[PROBLEM REQUIREMENTS]
Leave out the pictures and retype only the lines from the opening line to the line that holds "del Piano Comunale", both ends included.

=== GIVEN DATA ===

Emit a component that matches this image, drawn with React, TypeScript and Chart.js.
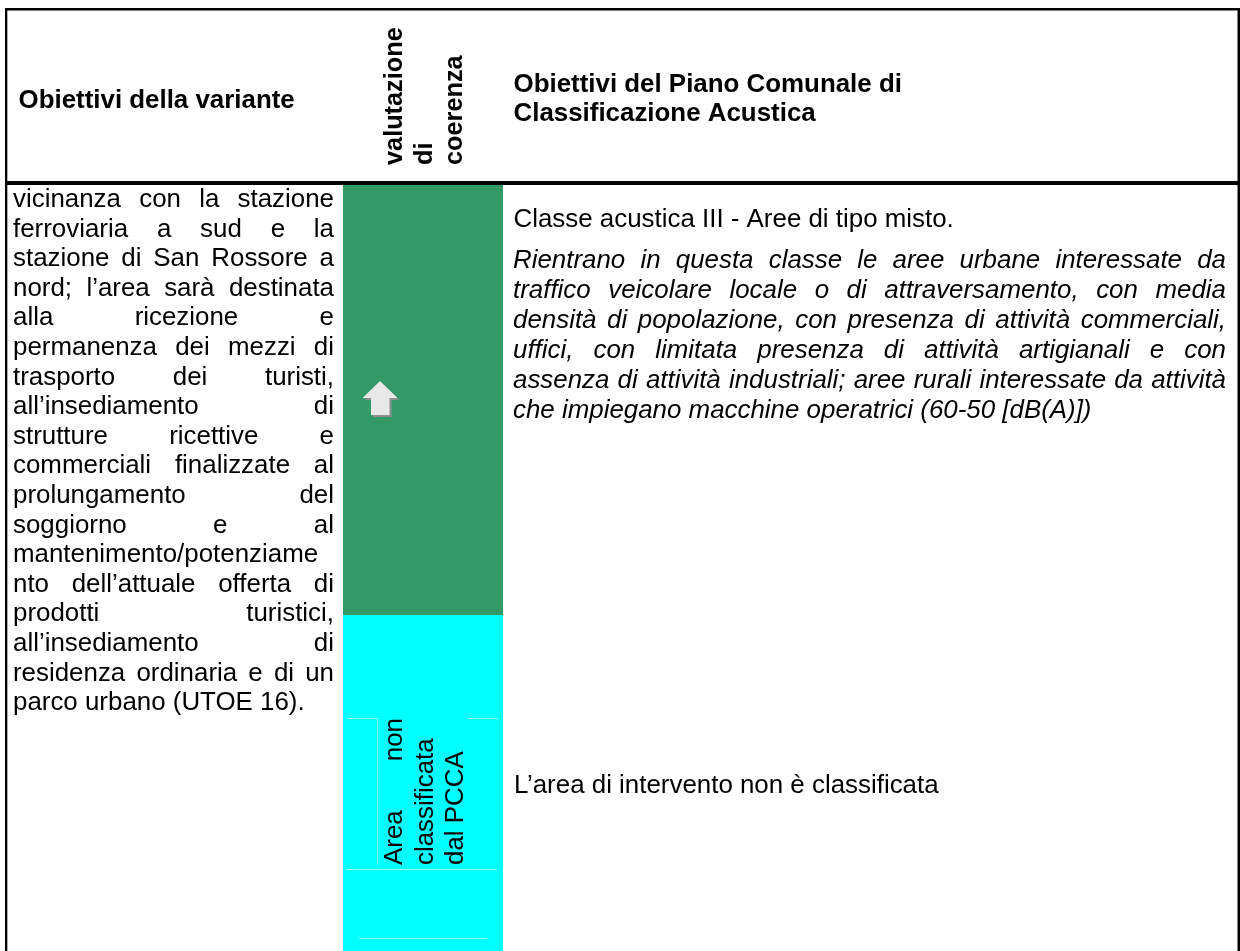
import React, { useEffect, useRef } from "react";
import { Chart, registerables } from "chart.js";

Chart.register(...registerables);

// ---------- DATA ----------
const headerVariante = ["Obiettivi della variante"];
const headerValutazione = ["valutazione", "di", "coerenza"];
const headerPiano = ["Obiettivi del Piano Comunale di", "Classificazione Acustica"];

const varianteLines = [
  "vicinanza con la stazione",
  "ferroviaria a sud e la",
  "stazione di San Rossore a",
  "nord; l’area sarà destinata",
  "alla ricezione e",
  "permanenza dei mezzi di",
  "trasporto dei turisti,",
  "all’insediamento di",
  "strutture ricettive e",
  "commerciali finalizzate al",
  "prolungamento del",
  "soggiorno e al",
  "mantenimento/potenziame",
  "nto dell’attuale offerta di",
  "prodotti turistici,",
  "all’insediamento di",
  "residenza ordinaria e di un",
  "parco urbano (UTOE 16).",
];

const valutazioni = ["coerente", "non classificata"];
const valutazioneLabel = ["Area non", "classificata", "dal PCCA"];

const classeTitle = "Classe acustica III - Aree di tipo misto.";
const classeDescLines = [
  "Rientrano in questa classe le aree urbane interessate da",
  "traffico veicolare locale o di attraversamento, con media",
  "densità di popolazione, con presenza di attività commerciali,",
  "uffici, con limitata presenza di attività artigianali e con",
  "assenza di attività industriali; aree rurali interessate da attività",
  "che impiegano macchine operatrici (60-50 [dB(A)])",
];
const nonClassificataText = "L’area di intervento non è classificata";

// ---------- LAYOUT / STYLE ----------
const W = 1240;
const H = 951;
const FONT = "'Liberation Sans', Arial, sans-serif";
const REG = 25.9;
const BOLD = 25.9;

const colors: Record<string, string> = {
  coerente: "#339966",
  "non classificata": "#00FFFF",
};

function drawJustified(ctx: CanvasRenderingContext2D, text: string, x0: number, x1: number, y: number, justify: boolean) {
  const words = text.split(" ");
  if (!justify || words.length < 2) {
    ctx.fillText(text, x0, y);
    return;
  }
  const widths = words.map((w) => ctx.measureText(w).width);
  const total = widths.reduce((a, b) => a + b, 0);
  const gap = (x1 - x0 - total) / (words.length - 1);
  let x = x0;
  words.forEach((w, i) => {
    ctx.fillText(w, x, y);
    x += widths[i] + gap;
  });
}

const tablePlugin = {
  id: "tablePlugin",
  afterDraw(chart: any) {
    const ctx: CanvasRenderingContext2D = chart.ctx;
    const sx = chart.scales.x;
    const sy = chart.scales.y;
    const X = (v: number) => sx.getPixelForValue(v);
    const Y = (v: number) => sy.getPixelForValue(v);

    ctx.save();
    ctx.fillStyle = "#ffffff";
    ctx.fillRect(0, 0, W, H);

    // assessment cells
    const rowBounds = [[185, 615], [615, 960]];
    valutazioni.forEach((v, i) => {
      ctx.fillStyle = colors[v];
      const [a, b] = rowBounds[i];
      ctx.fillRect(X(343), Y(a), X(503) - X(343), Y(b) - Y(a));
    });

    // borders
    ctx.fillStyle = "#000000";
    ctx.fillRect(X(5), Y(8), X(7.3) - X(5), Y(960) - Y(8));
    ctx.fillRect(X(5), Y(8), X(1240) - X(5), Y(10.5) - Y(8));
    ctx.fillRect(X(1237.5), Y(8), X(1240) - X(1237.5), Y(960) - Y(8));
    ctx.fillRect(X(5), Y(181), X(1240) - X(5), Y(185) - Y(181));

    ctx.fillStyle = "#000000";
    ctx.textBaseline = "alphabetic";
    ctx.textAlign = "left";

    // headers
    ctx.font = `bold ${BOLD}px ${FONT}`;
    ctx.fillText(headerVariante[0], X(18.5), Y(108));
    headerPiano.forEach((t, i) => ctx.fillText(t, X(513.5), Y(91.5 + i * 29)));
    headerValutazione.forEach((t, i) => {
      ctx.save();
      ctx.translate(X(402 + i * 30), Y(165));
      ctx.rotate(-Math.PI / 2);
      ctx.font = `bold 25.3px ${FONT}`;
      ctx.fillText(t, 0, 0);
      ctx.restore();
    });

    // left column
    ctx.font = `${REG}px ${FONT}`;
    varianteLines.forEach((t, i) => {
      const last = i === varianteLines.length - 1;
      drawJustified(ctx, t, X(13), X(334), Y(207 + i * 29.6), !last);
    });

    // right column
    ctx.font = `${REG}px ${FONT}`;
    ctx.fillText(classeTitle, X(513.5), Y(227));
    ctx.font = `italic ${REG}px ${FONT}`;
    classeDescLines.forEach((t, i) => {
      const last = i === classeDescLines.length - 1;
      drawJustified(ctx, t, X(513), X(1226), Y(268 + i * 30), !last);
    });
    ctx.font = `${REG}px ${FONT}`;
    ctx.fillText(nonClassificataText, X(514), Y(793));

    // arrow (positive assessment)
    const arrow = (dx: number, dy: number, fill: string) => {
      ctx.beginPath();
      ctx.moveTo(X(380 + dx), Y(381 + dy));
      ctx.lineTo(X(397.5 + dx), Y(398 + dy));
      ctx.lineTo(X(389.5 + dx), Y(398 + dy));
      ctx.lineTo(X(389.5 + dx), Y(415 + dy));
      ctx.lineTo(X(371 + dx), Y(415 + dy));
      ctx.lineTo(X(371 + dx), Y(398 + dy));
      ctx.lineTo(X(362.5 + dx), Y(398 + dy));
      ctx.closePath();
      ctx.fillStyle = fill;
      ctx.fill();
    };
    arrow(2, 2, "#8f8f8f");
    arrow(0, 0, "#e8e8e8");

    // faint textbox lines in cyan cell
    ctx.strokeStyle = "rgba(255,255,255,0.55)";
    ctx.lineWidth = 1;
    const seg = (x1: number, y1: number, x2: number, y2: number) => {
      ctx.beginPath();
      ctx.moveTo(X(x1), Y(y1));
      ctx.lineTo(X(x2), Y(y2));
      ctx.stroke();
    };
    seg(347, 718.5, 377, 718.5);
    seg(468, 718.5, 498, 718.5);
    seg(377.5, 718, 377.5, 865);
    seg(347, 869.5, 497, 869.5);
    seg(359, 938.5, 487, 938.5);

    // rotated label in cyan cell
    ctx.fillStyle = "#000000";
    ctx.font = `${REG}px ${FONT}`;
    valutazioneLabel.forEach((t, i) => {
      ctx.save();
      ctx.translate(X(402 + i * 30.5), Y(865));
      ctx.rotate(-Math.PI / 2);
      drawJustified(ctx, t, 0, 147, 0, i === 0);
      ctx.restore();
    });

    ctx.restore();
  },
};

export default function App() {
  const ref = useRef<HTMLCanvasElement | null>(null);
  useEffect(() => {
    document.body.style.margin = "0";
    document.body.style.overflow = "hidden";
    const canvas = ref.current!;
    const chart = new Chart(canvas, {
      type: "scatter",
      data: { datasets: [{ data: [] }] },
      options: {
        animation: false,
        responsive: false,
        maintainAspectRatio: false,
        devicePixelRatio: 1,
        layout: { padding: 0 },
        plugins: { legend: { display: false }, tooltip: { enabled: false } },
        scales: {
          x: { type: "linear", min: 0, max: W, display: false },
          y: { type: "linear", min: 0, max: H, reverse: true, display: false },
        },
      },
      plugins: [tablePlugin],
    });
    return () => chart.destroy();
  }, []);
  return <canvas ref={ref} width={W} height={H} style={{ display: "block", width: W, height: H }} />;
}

===

[REPLY TO THE EXERCISE]
Emit a component that matches this image, drawn with React, TypeScript and Chart.js.
import React, { useEffect, useRef } from "react";
import { Chart, registerables } from "chart.js";

Chart.register(...registerables);

// ---------- DATA ----------
const headerVariante = ["Obiettivi della variante"];
const headerValutazione = ["valutazione", "di", "coerenza"];
const headerPiano = ["Obiettivi del Piano Comunale di", "Classificazione Acustica"];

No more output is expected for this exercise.